I wrote -
Last night, I watched the movie Her. It was a fascinating movie on emotions and AI. It was one of its kind and made me think a bit. Humans created a consciousness in the movie, and at one point it started wondering about itself.
Maybe a lot of humans, at some point in their lives, think about the purpose of their lives (Hilariously reminds me of “You pass butter”). I found myself in the situation for the first time right after JEE, but later I forgot as programming happened to me. And then, again after reading Sapiens this December. And now, it’s stuck in my head. It’s not always a negative thought, a lot of times I happen to be smiling and puzzled as well.
I’m glad psychedelics exist in the world. It made me constantly aware of the mysterious and unknown, made me witness colors never seen before, geometries beyond apprehension, and gifted a broad palette of emotions.
Often at times, I self-construct arguments against psychedelics being good and then later work on the counter-arguments. I have an interesting thought to share.
Think of our ancient tradition. Children during their brahmacharya were recommended to have a Guru. It was a norm to grow up having a guru. In the case of Eklayva, his teacher was a statue, not a living person. So, Guru was a concept but mostly found in the form of life. I highly recommend a thoughtful psychedelic experience to my friends once in life. I ask them to respect what they think of intaking. I believe these chemicals and plants have the potential to be the guru in this modern age. That is the thought. Also, not all teachers and teachings are good (thus, Bad Trips), but there is always a lesson to learn, always a lesson to think about.
and gifted a broad palette of emotions.
I believe the emotions I have collected from the small out-of-world experience I had is the best thing I kept with myself after the trip. Now I listen to the same music with more intense emotions. Now I live the same life with more vividness. (And the most wonderful thing about reading your mail is: I hadn’t given many thoughts how these emotions emerged, I will now. Surely, these trips have changed my composition as human. (Romantic ahaa!))
We all have our unique mental models about the world and there are a lot of mental models trying to dictate our ways through life. (Most people aren’t even aware of them. - I wasn’t aware until I went for that Himachal trip).
Example: the usage of ‘we’ everywhere is a small mental model about the world, watching a series of actions like a sequential programmer is another mental model, trying to optimize petty things, and watching people as a neural network model is another. We had these experiences and we have these models in our mind.
These are the consequences of being from :state-name-retracted:, being a c++/python programmer, competitive programmers, deep learning engineer in the order the examples are given.

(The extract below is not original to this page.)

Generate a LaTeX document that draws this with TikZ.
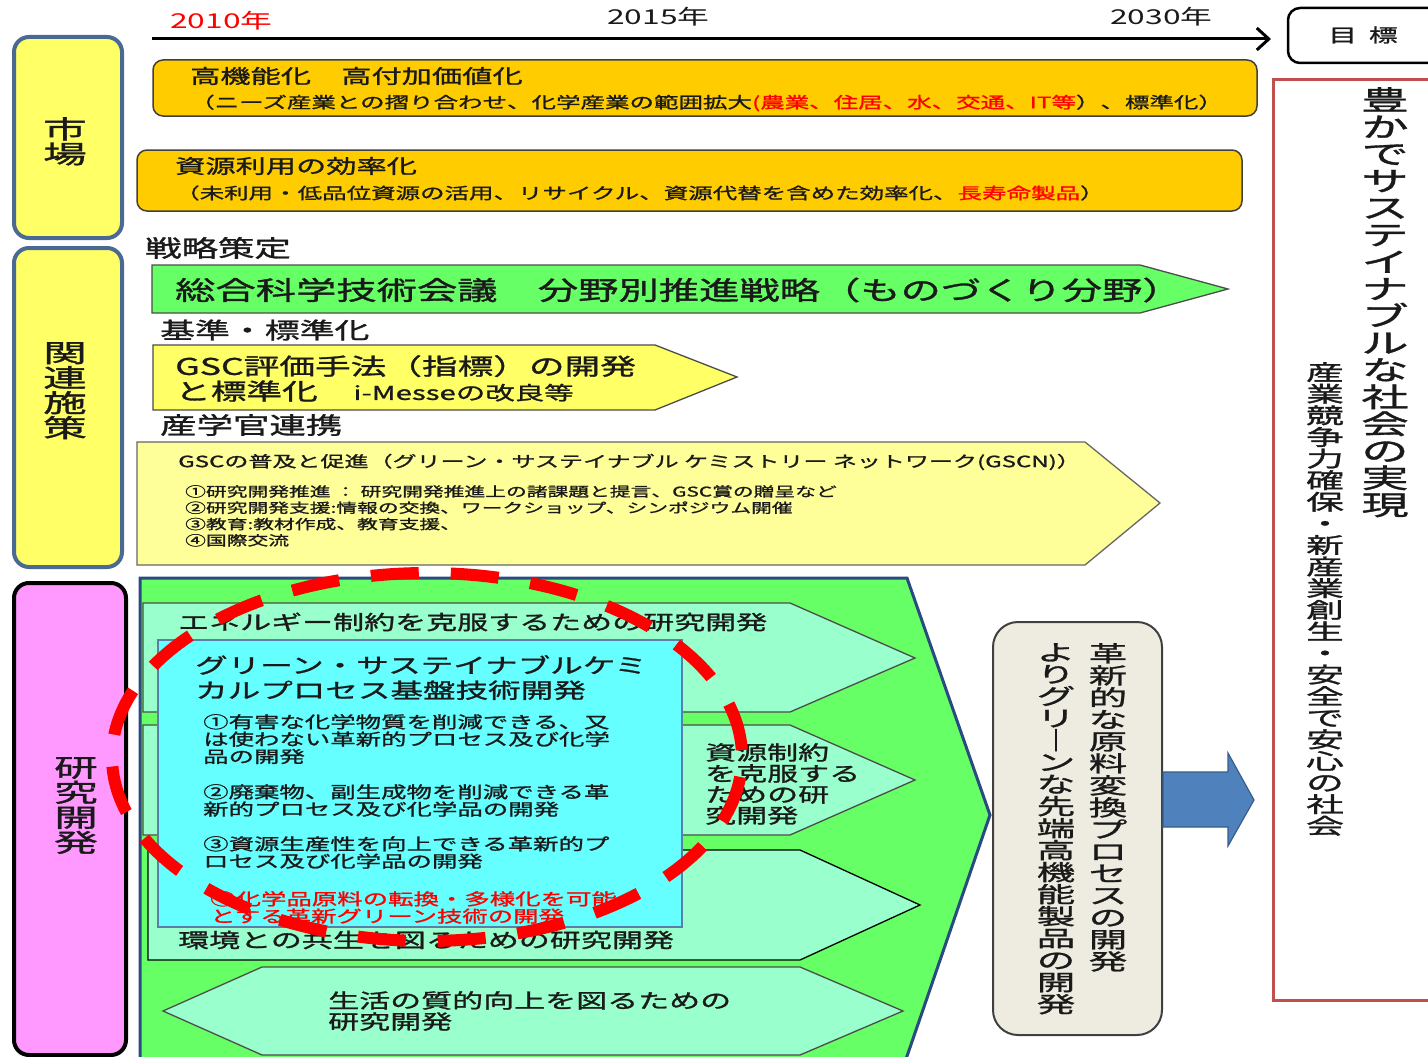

And when I took pyshedelics, I created another mental model. It is about open-mindedness. It is compassionate and weak as a twig, at the same time it is strong as the storms. It embraces other mental models and tries to break them from bias.
Maybe if I hadn’t taken it, I wouldn’t have come out from the clutches of commitment. Staying in commitment for the sake of it is biased. (Commitment in itself is not).
When you are about to break a commitment, there is a lot of ‘socio-cultural’ norms to stop you. More than anything, it is your mind asking you not to do it for the sake of ‘moral’ compass you have set. Then you realize ‘love’ is greater than any norms/compass and that love shouldn’t make you feel mediocre. I realized I feel more loved(more dopamine) when I see the white moon by the trees than her (This was the snap moment, our last LSD trip). I had written a small sentence during those time:
“Kahu kaise tujhe ki ek samandar se sukoon mila par dhoop nikalne pe wapas jana hai” (Hindi)
And it doesn’t mean that you hate the ocean, that you have suddenly started hating it. It’s just that if ‘love’ is there, you’ll carry the essence of the oceans within you, wherever you go. Everyone carries something, and you shouldn’t carry the things just for the sake of carrying(commitment just for the sake of commitment) but only if you want to (love).
I am always a tiny bit confused in this matter. There is yet some fingerprints on the glass, next psychedelic would help me get it cleaner.
So here is how I used some open-mindedness I gathered from my trips. It shackled some norms set in my mind.
I highly recommend a thoughtful psychedelic experience to my friends once in life.
Just to clarify, I would like to add a single point. It’s for everyone but not ‘every’time. I can provide almost anyone with an LSD but not DMT. Even :name-retracted:, I have never given him DMT. It’s just that you have to feel (judge) whether they would embrace what they see. These are tough things we are looking at, it can make people but break them too.
I really believe you already know this but added for the sake of availability bias.